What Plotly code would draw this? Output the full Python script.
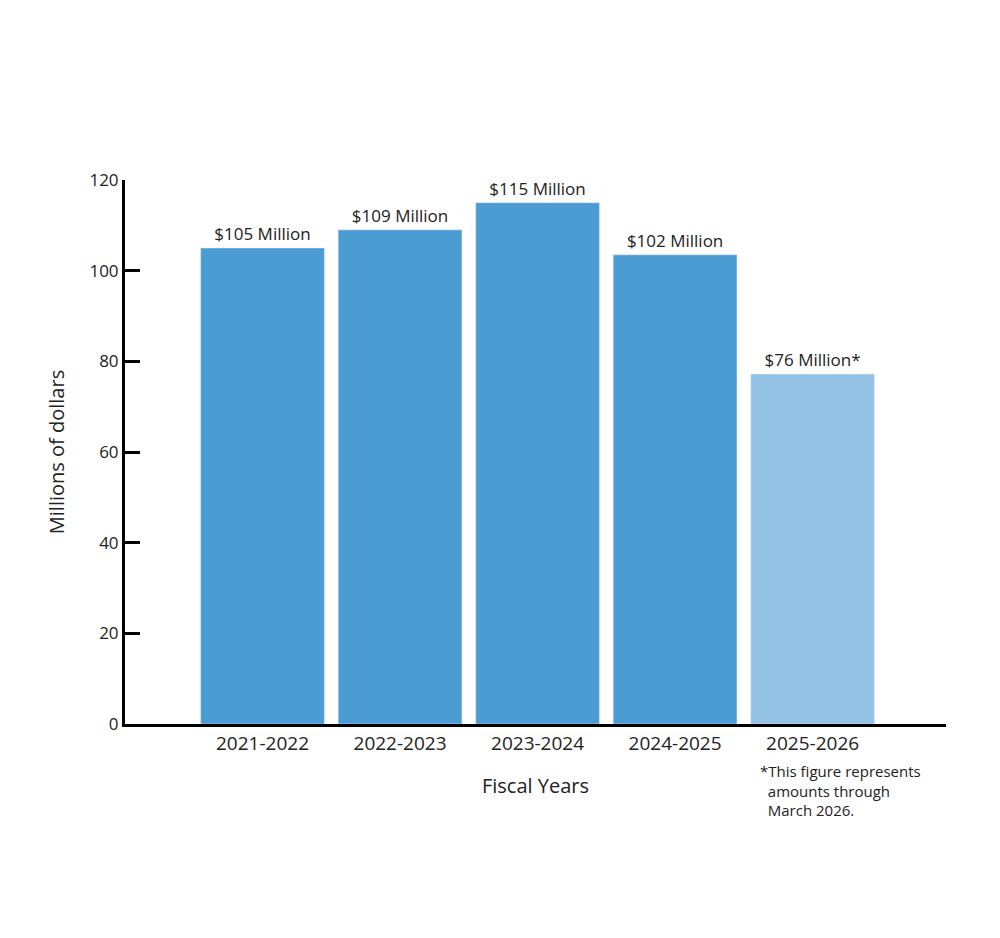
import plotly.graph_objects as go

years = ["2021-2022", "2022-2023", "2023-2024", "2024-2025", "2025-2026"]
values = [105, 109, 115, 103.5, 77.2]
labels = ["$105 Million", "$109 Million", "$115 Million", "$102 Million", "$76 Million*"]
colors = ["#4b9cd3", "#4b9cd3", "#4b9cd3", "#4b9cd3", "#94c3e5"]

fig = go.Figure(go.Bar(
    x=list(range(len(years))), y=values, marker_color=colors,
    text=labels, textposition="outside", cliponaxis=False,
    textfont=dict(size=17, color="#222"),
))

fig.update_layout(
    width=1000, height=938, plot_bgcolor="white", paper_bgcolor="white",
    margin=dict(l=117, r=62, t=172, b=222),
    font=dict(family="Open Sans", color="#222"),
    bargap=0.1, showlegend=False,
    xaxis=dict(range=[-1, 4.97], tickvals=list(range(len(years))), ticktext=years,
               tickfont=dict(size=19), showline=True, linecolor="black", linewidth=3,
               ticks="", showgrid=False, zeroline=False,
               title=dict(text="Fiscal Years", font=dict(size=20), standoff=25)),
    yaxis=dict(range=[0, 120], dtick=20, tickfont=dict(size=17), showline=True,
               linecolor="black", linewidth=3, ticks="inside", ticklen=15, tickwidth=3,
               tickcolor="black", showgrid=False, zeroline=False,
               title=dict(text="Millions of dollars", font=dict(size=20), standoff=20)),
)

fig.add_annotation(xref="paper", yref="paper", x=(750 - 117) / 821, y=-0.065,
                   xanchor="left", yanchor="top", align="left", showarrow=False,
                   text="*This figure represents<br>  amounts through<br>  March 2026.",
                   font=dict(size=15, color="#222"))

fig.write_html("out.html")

---

EXERCISE DESCRIPTION:
Copy out each line word for word, please, skipping the images.

EXERCISE RESULT:
What Plotly code would draw this? Output the full Python script.
import plotly.graph_objects as go

years = ["2021-2022", "2022-2023", "2023-2024", "2024-2025", "2025-2026"]
values = [105, 109, 115, 103.5, 77.2]
labels = ["$105 Million", "$109 Million", "$115 Million", "$102 Million", "$76 Million*"]
colors = ["#4b9cd3", "#4b9cd3", "#4b9cd3", "#4b9cd3", "#94c3e5"]

fig = go.Figure(go.Bar(
    x=list(range(len(years))), y=values, marker_color=colors,
    text=labels, textposition="outside", cliponaxis=False,
    textfont=dict(size=17, color="#222"),
))

fig.update_layout(
    width=1000, height=938, plot_bgcolor="white", paper_bgcolor="white",
    margin=dict(l=117, r=62, t=172, b=222),
    font=dict(family="Open Sans", color="#222"),
    bargap=0.1, showlegend=False,
    xaxis=dict(range=[-1, 4.97], tickvals=list(range(len(years))), ticktext=years,
               tickfont=dict(size=19), showline=True, linecolor="black", linewidth=3,
               ticks="", showgrid=False, zeroline=False,
               title=dict(text="Fiscal Years", font=dict(size=20), standoff=25)),
    yaxis=dict(range=[0, 120], dtick=20, tickfont=dict(size=17), showline=True,
               linecolor="black", linewidth=3, ticks="inside", ticklen=15, tickwidth=3,
               tickcolor="black", showgrid=False, zeroline=False,
               title=dict(text="Millions of dollars", font=dict(size=20), standoff=20)),
)

fig.add_annotation(xref="paper", yref="paper", x=(750 - 117) / 821, y=-0.065,
                   xanchor="left", yanchor="top", align="left", showarrow=False,
                   text="*This figure represents<br>  amounts through<br>  March 2026.",
                   font=dict(size=15, color="#222"))

fig.write_html("out.html")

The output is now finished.